Inverted Index Given a directory with books in txt format, write a mapreduce which outputs an inverted index, i.e., a table that associates a word with the books and the corresponding positions at which it occurs (http://en.wikipedia.org/wiki/Inverted_index).
Dataset URL: here HDFS Cluster DataSet path: /user/hadoop/mapreduce/data/books
hint 1: Suggested output example (not real data): Love alice_in_wonderland.txt:100,the_prince.txt:900,the_prince.txt:1050
hint 2: Given the mapper doesn’t receive the filename as input. A Hadoop Configured Parameter (environment variable) could help to retrieve the filename from which the word comes.

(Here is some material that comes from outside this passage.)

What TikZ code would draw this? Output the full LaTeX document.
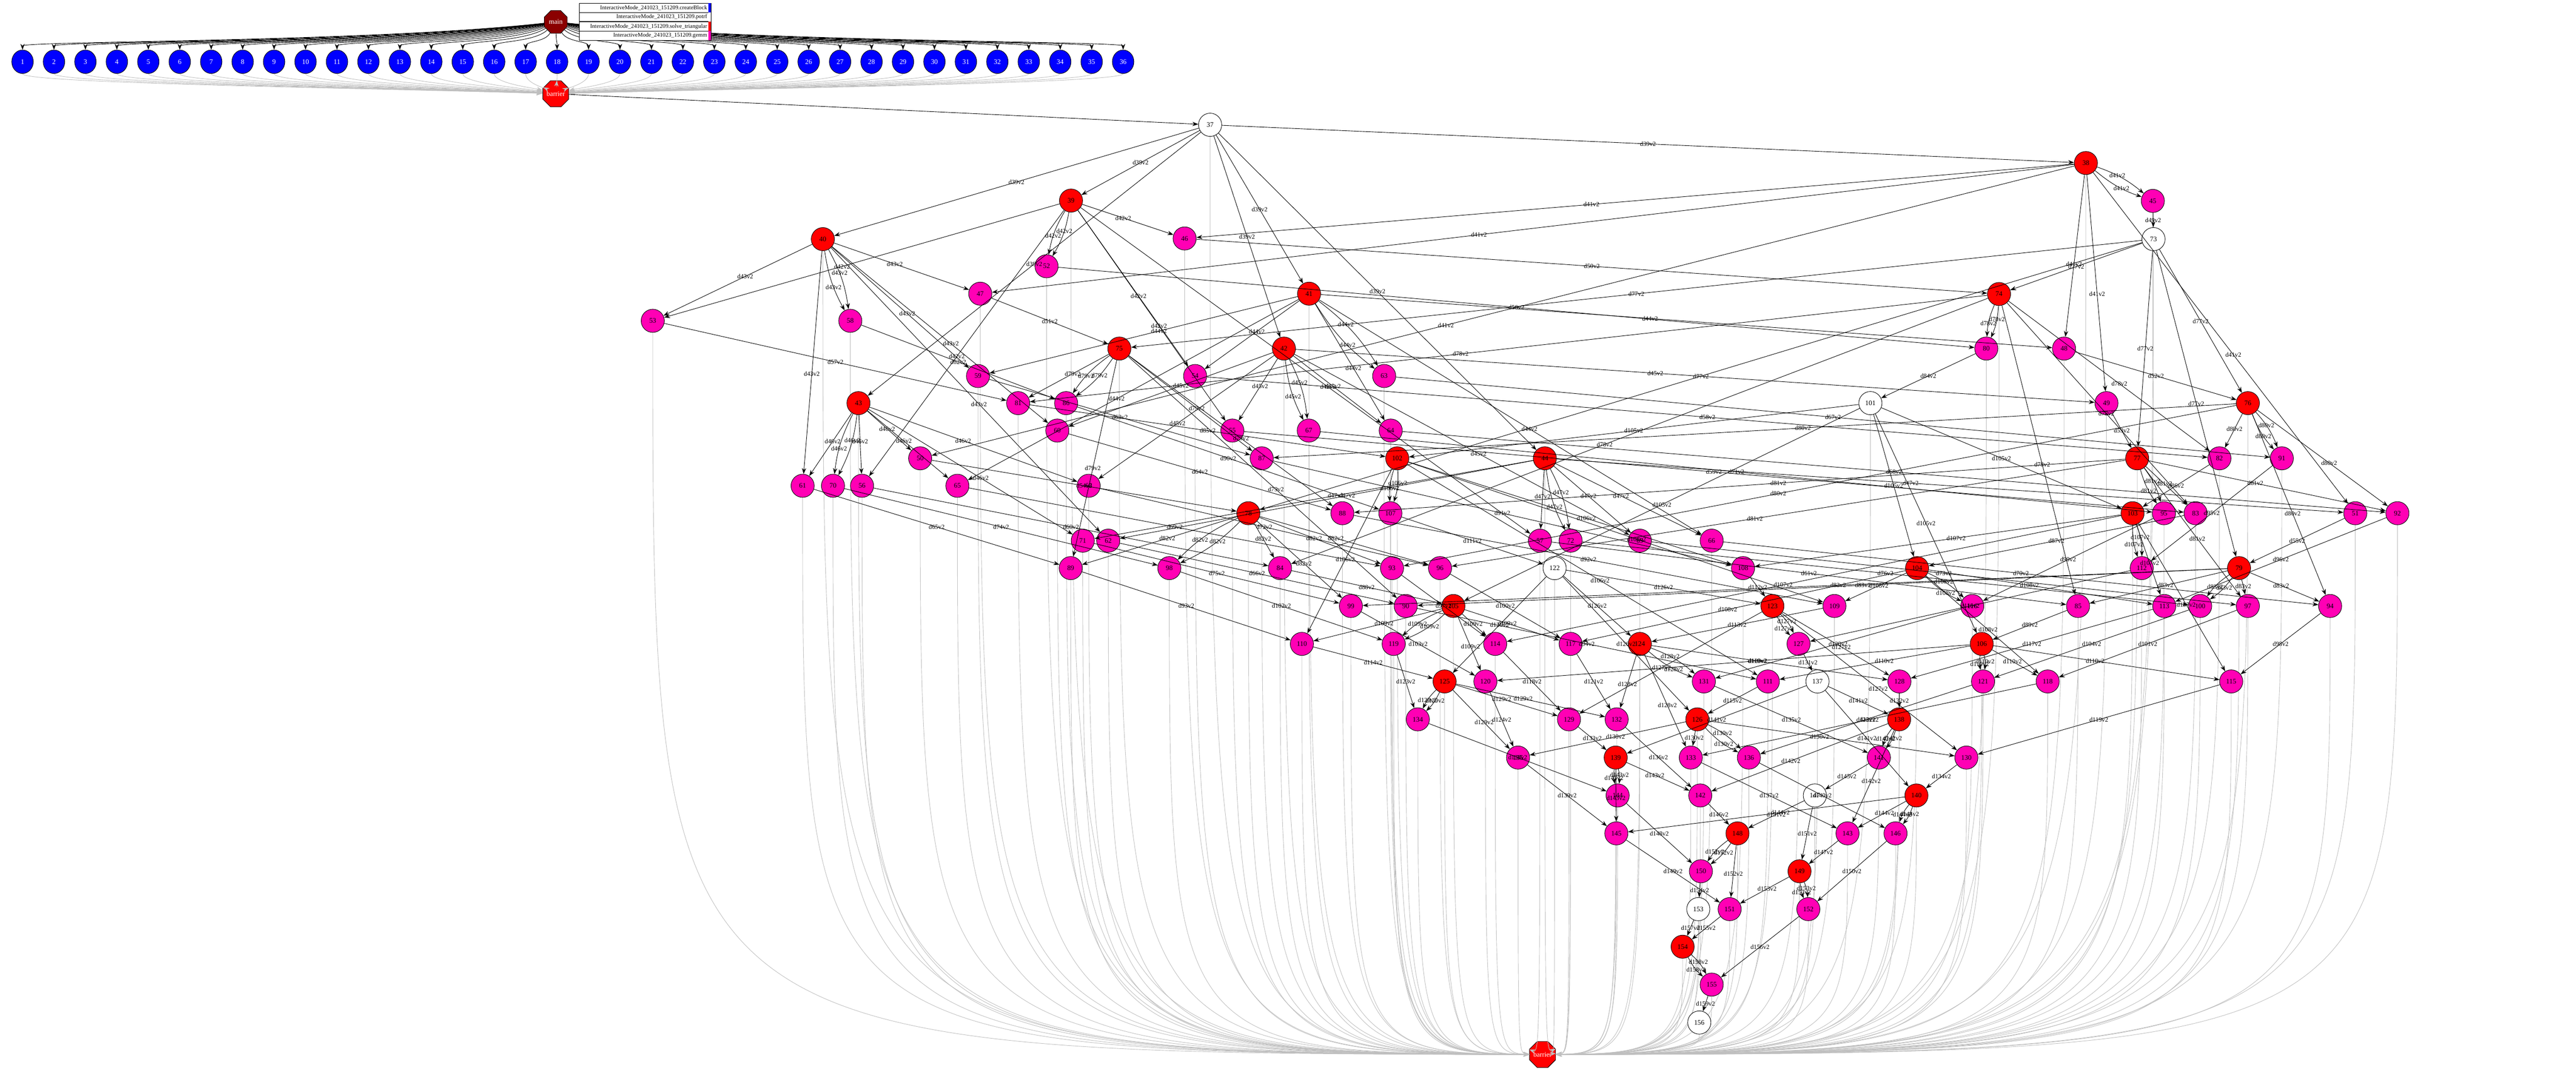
\documentclass[tikz,border=0pt]{standalone}
\usepackage{fontspec}
\setmainfont{Liberation Serif}
\usetikzlibrary{arrows.meta,shapes.geometric}
\definecolor{gemmpink}{HTML}{FF00B4}
\definecolor{mainred}{HTML}{8B0000}
\tikzset{
  task/.style={circle, draw=black, minimum size=7.1mm, inner sep=0pt, font=\fontsize{6}{7}\selectfont},
  potrf/.style={task, fill=white},
  trsm/.style={task, fill=red},
  gemm/.style={task, fill=gemmpink},
  block/.style={ellipse, draw=black, fill=blue, text=white, minimum width=6.6mm, minimum height=7.2mm, inner sep=0pt, font=\fontsize{6}{7}\selectfont},
  octo/.style={regular polygon, regular polygon sides=8, draw=black, text=white, minimum size=7.6mm, inner sep=0pt, font=\fontsize{6}{7}\selectfont},
  dep/.style={draw=black, line width=0.4pt, -{Stealth[length=1.8mm,width=1.3mm]}},
  exitline/.style={draw=black!25, line width=0.4pt, -{Stealth[length=1.8mm,width=1.3mm]}},
  lbl/.style={font=\fontsize{5.5}{6}\selectfont, inner sep=1pt},
  legrow/.style={draw=black, fill=white, minimum width=4.03cm, minimum height=2.8mm, inner sep=0pt, font=\fontsize{5}{6}\selectfont},
}
\def\tasklist{37/3706/382/potrf, 38/6388/499/trsm, 39/3280/614/trsm, 40/2520/732/trsm,
  41/4009/899/trsm, 42/3932/1067/trsm, 43/2629/1234/trsm, 44/4731/1403/trsm,
  45/6593/615/gemm, 46/3628/730/gemm, 47/3002/899/gemm, 48/6321/1067/gemm,
  49/6451/1234/gemm, 50/2818/1403/gemm, 51/7213/1571/gemm, 52/3205/815/gemm,
  53/1999/982/gemm, 54/3660/1151/gemm, 55/3774/1318/gemm, 56/2640/1487/gemm,
  57/4716/1655/gemm, 58/2604/982/gemm, 59/2995/1151/gemm, 60/3238/1318/gemm,
  61/2458/1487/gemm, 62/3394/1655/gemm, 63/4239/1151/gemm, 64/4259/1318/gemm,
  65/2932/1487/gemm, 66/5242/1655/gemm, 67/4008/1318/gemm, 68/3334/1487/gemm,
  69/5022/1655/gemm, 70/2551/1487/gemm, 71/3316/1655/gemm, 72/4810/1655/gemm,
  73/6595/732/potrf, 74/6122/900/trsm, 75/3428/1067/trsm, 76/6884/1234/trsm,
  77/6545/1403/trsm, 78/3823/1571/trsm, 79/6857/1739/trsm, 80/6083/1067/gemm,
  81/3118/1234/gemm, 82/6797/1403/gemm, 83/6724/1571/gemm, 84/3920/1739/gemm,
  85/6364/1855/gemm, 86/3265/1234/gemm, 87/3864/1403/gemm, 88/4111/1571/gemm,
  89/3279/1739/gemm, 90/4305/1855/gemm, 91/6988/1403/gemm, 92/7342/1571/gemm,
  93/4263/1739/gemm, 94/7136/1855/gemm, 95/6627/1571/gemm, 96/4410/1739/gemm,
  97/6884/1855/gemm, 98/3581/1739/gemm, 99/4137/1855/gemm, 100/6738/1855/gemm,
  101/5728/1234/potrf, 102/4279/1403/trsm, 103/6531/1571/trsm, 104/5871/1739/trsm,
  105/4451/1855/trsm, 106/6069/1971/trsm, 107/4258/1571/gemm, 108/5338/1739/gemm,
  109/5618/1855/gemm, 110/3987/1971/gemm, 111/5414/2086/gemm, 112/6559/1739/gemm,
  113/6628/1855/gemm, 114/4579/1971/gemm, 115/6833/2086/gemm, 116/6040/1855/gemm,
  117/4810/1971/gemm, 118/6271/2086/gemm, 119/4268/1971/gemm, 120/4549/2086/gemm,
  121/6073/2086/gemm, 122/4761/1739/potrf, 123/5428/1855/trsm, 124/5022/1971/trsm,
  125/4424/2086/trsm, 126/5198/2202/trsm, 127/5508/1971/gemm, 128/5817/2086/gemm,
  129/4805/2202/gemm, 130/6022/2319/gemm, 131/5218/2086/gemm, 132/4951/2202/gemm,
  133/5178/2319/gemm, 134/4342/2202/gemm, 135/4649/2319/gemm, 136/5356/2319/gemm,
  137/5566/2086/potrf, 138/5816/2202/trsm, 139/4948/2319/trsm, 140/5869/2435/trsm,
  141/5754/2319/gemm, 142/5207/2435/gemm, 143/5658/2551/gemm, 144/4954/2435/gemm,
  145/4950/2551/gemm, 146/5805/2551/gemm, 147/5558/2435/potrf, 148/5321/2551/trsm,
  149/5511/2667/trsm, 150/5209/2667/gemm, 151/5297/2783/gemm, 152/5538/2783/gemm,
  153/5201/2783/potrf, 154/5153/2898/trsm, 155/5242/3014/gemm, 156/5204/3130/potrf}
\begin{document}
\begin{tikzpicture}[x=0.01cm, y=-0.01cm]
  \useasboundingbox (0,0) rectangle (7889,3271);
  \node[octo, fill=mainred] (main) at (1702,67) {main};
  \node[octo, fill=red] (barrier) at (1702,287) {barrier};
  \node[octo, fill=red] (exit) at (4724,3228) {barrier};
  % gray lines to the last barrier
  \foreach \id/\x/\y/\kind in \tasklist
    \draw[exitline] (\x,\y+36) .. controls (\x,3200) and (\x,3225) .. (exit);
  \foreach \n in {1,...,36} {
    \pgfmathsetmacro\bx{69+96.3*(\n-1)}
    \pgfmathsetmacro\cx{1702+0.35*(\bx-1702)}
    \node[block] (b\n) at (\bx,189) {\n};
    \draw[dep] (main) .. controls (\cx,130) and (\bx,125) .. (b\n);
    \draw[exitline] (b\n) .. controls (\bx,255) and (\cx,270) .. (barrier);
  }
  \foreach \id/\x/\y/\kind in \tasklist
    \node[\kind] (t\id) at (\x,\y) {\id};
  \draw[dep] (barrier) -- (t37);
  % potrf -> solve_triangular
  \foreach \k/\p/\tb/\poff in {0/37/38/2, 1/73/74/4, 2/101/102/4, 3/122/123/4, 4/137/138/4, 5/147/148/4, 6/153/154/4} {
    \pgfmathtruncatemacro\lo{\k+1}
    \pgfmathtruncatemacro\lp{\p+\poff}
    \foreach \i in {\lo,...,7} {
      \pgfmathtruncatemacro\ti{\tb+\i-\k-1}
      \draw[dep] (t\p) -- node[lbl]{d\lp v2} (t\ti);
    }
  }
  % solve_triangular -> gemm, gemm -> next step
  \foreach \k/\tb/\ub/\toff in {0/38/45/3, 1/74/80/4, 2/102/107/4, 3/123/127/4, 4/138/141/4, 5/148/150/4, 6/154/155/4} {
    \pgfmathtruncatemacro\lo{\k+1}
    \foreach \j in {\lo,...,7} {
      \foreach \i in {\j,...,7} {
        \pgfmathtruncatemacro\m{\j-\k-1}
        \pgfmathtruncatemacro\u{\ub+8*\m-\m*(\k+\j)/2+\i-\j}
        \pgfmathtruncatemacro\ti{\tb+\i-\k-1}
        \pgfmathtruncatemacro\tj{\tb+\j-\k-1}
        \pgfmathtruncatemacro\li{\ti+\toff}
        \pgfmathtruncatemacro\lj{\tj+\toff}
        \pgfmathtruncatemacro\lu{\u+4}
        \pgfmathtruncatemacro\kn{\k+1}
        \ifnum\i=\j
          \draw[dep] (t\ti) to[bend left=10] node[lbl, pos=0.4]{d\li v2} (t\u);
          \draw[dep] (t\ti) to[bend right=10] node[lbl, pos=0.6]{d\li v2} (t\u);
        \else
          \draw[dep] (t\ti) -- node[lbl, pos=0.45]{d\li v2} (t\u);
          \draw[dep] (t\tj) -- node[lbl, pos=0.55]{d\lj v2} (t\u);
        \fi
        \ifnum\j=\kn
          \ifnum\i=\j
            \pgfmathtruncatemacro\nx{{37,73,101,122,137,147,153,156}[\kn]}
          \else
            \pgfmathtruncatemacro\nx{{38,74,102,123,138,148,154,154}[\kn]+\i-\k-2}
          \fi
        \else
          \pgfmathtruncatemacro\mm{\j-\k-2}
          \pgfmathtruncatemacro\nx{{45,80,107,127,141,150,155,155}[\kn]+8*\mm-\mm*(\kn+\j)/2+\i-\j}
        \fi
        \draw[dep] (t\u) -- node[lbl]{d\lu v2} (t\nx);
      }
    }
  }
  % legend
  \foreach \r/\c/\txt/\yy in {1/blue/createBlock/24, 2/white/potrf/52, 3/red/solve\_triangular/81, 4/gemmpink/gemm/109} {
    \node[legrow] (leg\r) at (1976,\yy) {};
    \fill[\c] ([xshift=-0.9mm]leg\r.north east) rectangle ([xshift=-0.1mm]leg\r.south east);
    \node[font=\fontsize{5}{6}\selectfont, anchor=east, inner sep=0pt] at ([xshift=-1.2mm]leg\r.east) {InteractiveMode\_241023\_151209.\txt};
  }
\end{tikzpicture}
\end{document}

To run this in a hadoop environment, first set up the alias in the .bashrc
run_mapreduce() {
hadoop jar /usr/lib/hadoop-0.20-mapreduce/contrib/streaming/hadoop-streaming-x.x.x.jar -mapper $1 -reducer $2 -file $1 -file $2 -input $3 -output $4
}
Because ~ / .bashrc will only run automatically only to start a new instance of the shell is necessary to evaluate the content of the file manually to make the changes effective as of this moment:
$ source ~/.bashrc
alias hs=run_mapreduce
Once the alias has been setup you can either run the process as a MapReduce using the aliased command hs.
eg.
hs mapper.py reducer.py forum_data inverted_index
where:
- "forum_data" is the folder in the HDFS containing the forum node text records
- "inverted_index" is the output data folder, it is important that this folder doesn't already exist.